Furthermore, when a country is refusing entry to a migrant, they must also inform them of their right to seek asylum. But in this instance, it doesn’t seem to be happening. Migrants picked up at the border are handed over to the Italian police, without ever being told of their rights to seek asylum.
Outside legal frameworks?
Another aspect of this practice is also bothering those who are trying to defend migrant rights. The Italian police sometimes take several hours before arriving at the outpost and taking the migrants stopped by the French back to the police station at Bardonecchia. That means essentially that the migrants are being held for several hours, outside any legal framework. Some of them have even claimed to have spent the whole night in the outpost.
"We have found that some people may have spent up to 24 hours in an office run by the French police on Italian soil, which appears to be outside all judicial statutes," notes Gontard. "Whether their detention lasts just a few minutes or a few hours, it is still arbitrary detention and is illegal under European law," adds Palun.
Migrant rights associations point to another effect of this process. Migrants who are forbidden to enter France after receiving this notice, then end up taking ever more dangerous routes in order to avoid being picked up by the police. "They climb higher up into the mountains, and take more risks, which could result in even more drama and danger for them," explains Palun.
'We are not detaining people' says the Ministry of the Interior
The Ministry of the Interior told the French news agency Agence France Presse (AFP) that it was respecting all rules. People who are stopped "are not being deprived of their liberty, because at any moment they are free to return to the country [Italy] where they are coming from." But Laure Palun points out that because the outpost is situated at the toll booths of a motorway, it would be very dangerous to try and walk away from the outpost if you don’t have your own car. So, migrants are effectively "being constrained by police," concludes Palun.
According to the Ministry, the entry-refusals issued by the PAF in the outpost on the motorway toll booth are covered under what they call juxtaposed agreements (le Bureau à controles nationaux juxtaposés --BCNJ). These are in place at a few borders that France shares with its neighbors, including that with the UK. This means that French police or personnel can carry out border checks on foreign soil before someone is about to enter France. The ministry adds that what they are doing on Italian soil is "perfectly legal because of the restablishment of border controls inside of Schengen in 2015."

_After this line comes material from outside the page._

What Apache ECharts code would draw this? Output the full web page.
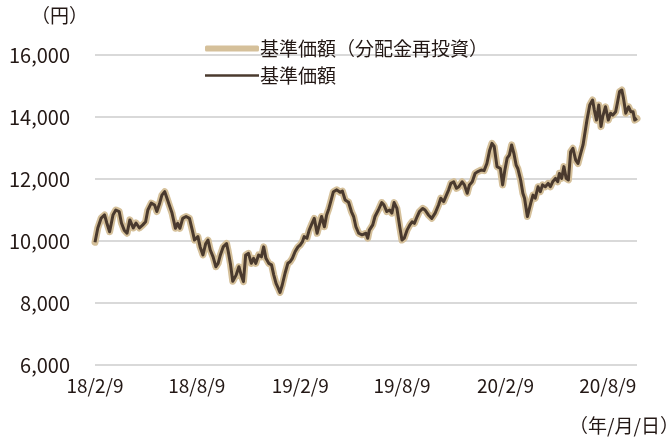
<!DOCTYPE html>
<html>
<head>
<meta charset="utf-8">
<script src="https://cdn.jsdelivr.net/npm/echarts@6/dist/echarts.min.js"></script>
<style>
  html, body { margin: 0; padding: 0; background: #fff; }
  #chart { width: 671px; height: 441px; }
</style>
</head>
<body>
<div id="chart"></div>
<script>
// 基準価額
const dates = [
  '2018-02-09','2018-02-14','2018-02-20','2018-02-26','2018-03-02','2018-03-07','2018-03-13','2018-03-18',
  '2018-03-24','2018-03-28','2018-04-02','2018-04-07','2018-04-12','2018-04-18','2018-04-23','2018-04-29',
  '2018-05-05','2018-05-10','2018-05-14','2018-05-20','2018-05-26','2018-05-30','2018-06-04','2018-06-08',
  '2018-06-13','2018-06-17','2018-06-22','2018-06-26','2018-07-02','2018-07-06','2018-07-10','2018-07-15',
  '2018-07-21','2018-07-27','2018-08-01','2018-08-05','2018-08-11','2018-08-15','2018-08-20','2018-08-25',
  '2018-08-29','2018-09-02','2018-09-07','2018-09-12','2018-09-16','2018-09-20','2018-09-25','2018-10-01',
  '2018-10-04','2018-10-08','2018-10-12','2018-10-18','2018-10-23','2018-10-27','2018-10-31','2018-11-04',
  '2018-11-09','2018-11-14','2018-11-18','2018-11-22','2018-11-27','2018-12-02','2018-12-06','2018-12-10',
  '2018-12-15','2018-12-20','2018-12-24','2018-12-28','2019-01-01','2019-01-04','2019-01-08','2019-01-13',
  '2019-01-18','2019-01-22','2019-01-26','2019-01-31','2019-02-05','2019-02-09','2019-02-13','2019-02-16',
  '2019-02-21','2019-02-25','2019-03-02','2019-03-06','2019-03-11','2019-03-15','2019-03-19','2019-03-24',
  '2019-03-28','2019-04-01','2019-04-05','2019-04-09','2019-04-15','2019-04-21','2019-04-25','2019-04-30',
  '2019-05-06','2019-05-11','2019-05-15','2019-05-19','2019-05-24','2019-05-30','2019-06-02','2019-06-06',
  '2019-06-09','2019-06-12','2019-06-18','2019-06-22','2019-06-28','2019-07-04','2019-07-08','2019-07-13',
  '2019-07-18','2019-07-22','2019-07-26','2019-07-31','2019-08-05','2019-08-09','2019-08-13','2019-08-18',
  '2019-08-23','2019-08-27','2019-08-31','2019-09-05','2019-09-09','2019-09-15','2019-09-19','2019-09-25',
  '2019-10-01','2019-10-07','2019-10-13','2019-10-17','2019-10-22','2019-10-27','2019-10-31','2019-11-04',
  '2019-11-09','2019-11-14','2019-11-18','2019-11-24','2019-11-28','2019-12-03','2019-12-07','2019-12-12',
  '2019-12-17','2019-12-21','2019-12-28','2020-01-02','2020-01-07','2020-01-12','2020-01-16','2020-01-20',
  '2020-01-25','2020-01-28','2020-01-31','2020-02-04','2020-02-08','2020-02-12','2020-02-16','2020-02-20',
  '2020-02-24','2020-02-28','2020-03-02','2020-03-07','2020-03-11','2020-03-14','2020-03-19','2020-03-22',
  '2020-03-25','2020-03-29','2020-04-02','2020-04-07','2020-04-11','2020-04-15','2020-04-20','2020-04-25',
  '2020-04-29','2020-05-03','2020-05-08','2020-05-12','2020-05-15','2020-05-19','2020-05-23','2020-05-27',
  '2020-05-31','2020-06-04','2020-06-08','2020-06-13','2020-06-17','2020-06-21','2020-06-26','2020-06-29',
  '2020-07-03','2020-07-08','2020-07-13','2020-07-16','2020-07-20','2020-07-24','2020-07-28','2020-07-31',
  '2020-08-05','2020-08-10','2020-08-14','2020-08-18','2020-08-23','2020-08-26','2020-08-30','2020-09-03',
  '2020-09-06','2020-09-10','2020-09-15','2020-09-19','2020-09-23','2020-09-26','2020-09-30'
];
const nav = [
  9960,10420,10740,10840,10580,10300,10840,11000,
  10950,10580,10350,10250,10680,10420,10580,10420,
  10520,10620,11000,11220,11160,10950,11220,11480,
  11590,11380,11110,10900,10410,10570,10410,10730,
  10790,10730,10350,10030,10140,9810,9550,9920,
  10030,9710,9490,9170,9280,9550,9810,9920,
  9660,9250,8700,8900,9170,8900,8690,9550,
  9600,9280,9440,9280,9550,9490,9810,9440,
  9280,9230,8900,8630,8470,8340,8580,8960,
  9280,9330,9440,9660,9810,9870,9980,10140,
  10090,10350,10570,10730,10250,10520,10790,10460,
  10840,11050,11320,11590,11650,11570,11610,11320,
  11250,10950,10790,10460,10250,10200,10190,10250,
  10090,10350,10520,10790,11000,11240,11160,10950,
  11000,10900,11240,11050,10460,10030,10090,10350,
  10520,10620,10570,10790,10950,11050,11000,10840,
  10730,10900,11160,11380,11270,11480,11650,11860,
  11910,11700,11750,11910,11810,11540,11810,11910,
  12180,12230,12290,12270,12500,12930,13150,13050,
  12400,12380,12340,11810,12290,12670,12770,13100,
  12830,12450,12340,11970,11540,11380,10790,10730,
  11220,11480,11380,11750,11590,11810,11750,11860,
  11750,11910,12020,11910,12180,12020,12400,12020,
  11970,12880,12990,12610,12500,12770,13100,13150,
  13900,14390,14550,14230,13900,14390,13690,14010,
  14330,13900,14120,14060,14170,14440,14820,14870,
  14600,14120,14330,14170,14170,13900,13950
];
const xTickDates = ['2018-02-09','2018-08-09','2019-02-09','2019-08-09','2020-02-09','2020-08-09'];
const seriesNames = ['基準価額（分配金再投資）', '基準価額'];

const FONT = '"Noto Sans CJK JP", "Noto Sans", sans-serif';
const TEXT = '#231815';
const TAN = '#d5c09a';
const BROWN = '#4a3a2e';
const toTs = s => { const p = s.split('-'); return Date.UTC(+p[0], +p[1] - 1, +p[2]); };
const points = dates.map((d, i) => [toTs(d), nav[i]]);

const legendText = { fontFamily: FONT, fontSize: 19, color: TEXT, padding: [0, 0, 0, -4] };

const chart = echarts.init(document.getElementById('chart'), null, { renderer: 'canvas' });
chart.setOption({
  animation: false,
  backgroundColor: '#fff',
  textStyle: { fontFamily: FONT },
  grid: { left: 95, right: 34, top: 55, bottom: 76 },
  legend: [
    {
      left: 200, top: 34,
      itemWidth: 54, itemHeight: 6,
      textStyle: legendText,
      data: [{ name: seriesNames[0], icon: 'roundRect', itemStyle: { color: TAN } }]
    },
    {
      left: 200, top: 61,
      itemWidth: 54, itemHeight: 2.5,
      textStyle: legendText,
      data: [{ name: seriesNames[1], icon: 'rect', itemStyle: { color: BROWN } }]
    }
  ],
  xAxis: {
    type: 'value',
    min: toTs(dates[0]),
    max: toTs(dates[dates.length - 1]),
    axisLine: { show: false },
    axisTick: { show: false },
    splitLine: { show: false },
    axisLabel: {
      customValues: xTickDates.map(toTs),
      fontFamily: FONT,
      fontSize: 19,
      color: TEXT,
      margin: 11,
      showMinLabel: true,
      showMaxLabel: true,
      hideOverlap: false,
      formatter: v => {
        const d = new Date(v);
        return String(d.getUTCFullYear()).slice(2) + '/' + (d.getUTCMonth() + 1) + '/' + d.getUTCDate();
      }
    }
  },
  yAxis: {
    type: 'value',
    min: 6000,
    max: 16000,
    interval: 2000,
    axisLine: { show: false },
    axisTick: { show: false },
    splitLine: { lineStyle: { color: '#d9d9d9', width: 2 } },
    axisLabel: {
      fontFamily: FONT,
      fontSize: 20,
      color: TEXT,
      margin: 25,
      formatter: v => v.toLocaleString('en-US')
    }
  },
  graphic: [
    { type: 'text', left: 31, top: 6, style: { text: '（円）', font: '19px ' + FONT, fill: TEXT } },
    { type: 'text', left: 569, top: 416, style: { text: '（年/月/日）', font: '19px ' + FONT, fill: TEXT } }
  ],
  series: [
    {
      name: seriesNames[0],
      type: 'line',
      data: points,
      showSymbol: false,
      symbol: 'none',
      color: TAN,
      lineStyle: { color: TAN, width: 7, cap: 'round', join: 'round' },
      z: 2
    },
    {
      name: seriesNames[1],
      type: 'line',
      data: points,
      showSymbol: false,
      symbol: 'none',
      color: BROWN,
      lineStyle: { color: BROWN, width: 3, join: 'round' },
      z: 3
    }
  ]
});
</script>
</body>
</html>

In 2021, there were 8,072 such "administrative arrangements" recorded, based on a decree signed in 1965 and a "convention between France and Italy regarding BCNJ arrangements" which allow controls to take place in the shared zone, so "on the territory of a neighboring state," explains a spokesperson for the Ministry.
French law applied on Italian soil
To be clear, it is French law which is being applied on this corner of Italian territory, explained the PAF division commander Stéphane Queval when the Senator visited.
Internal border controls within the Schengen zone have been repeatedly denounced by migrant rights associations including Anafé who have taken their complaints right up to the Conseil D’Etat (the council which advises the government on Juridical questions among other things). On April 26, the Court of Justice of the European Union (CJEU) declared this practice illegal. The Schengen zone member states (22 EU countries, as well as Island, Lichtenstein, Norway and Switzerland) should only be able to reintroduce border controls in the case of a threat for a period not longer than six months, stated the court.
Once Anafé had discovered the existence of this outpost on Italian territory, they started to ask around if any other similar arrangements existed, particularly on Spanish territory.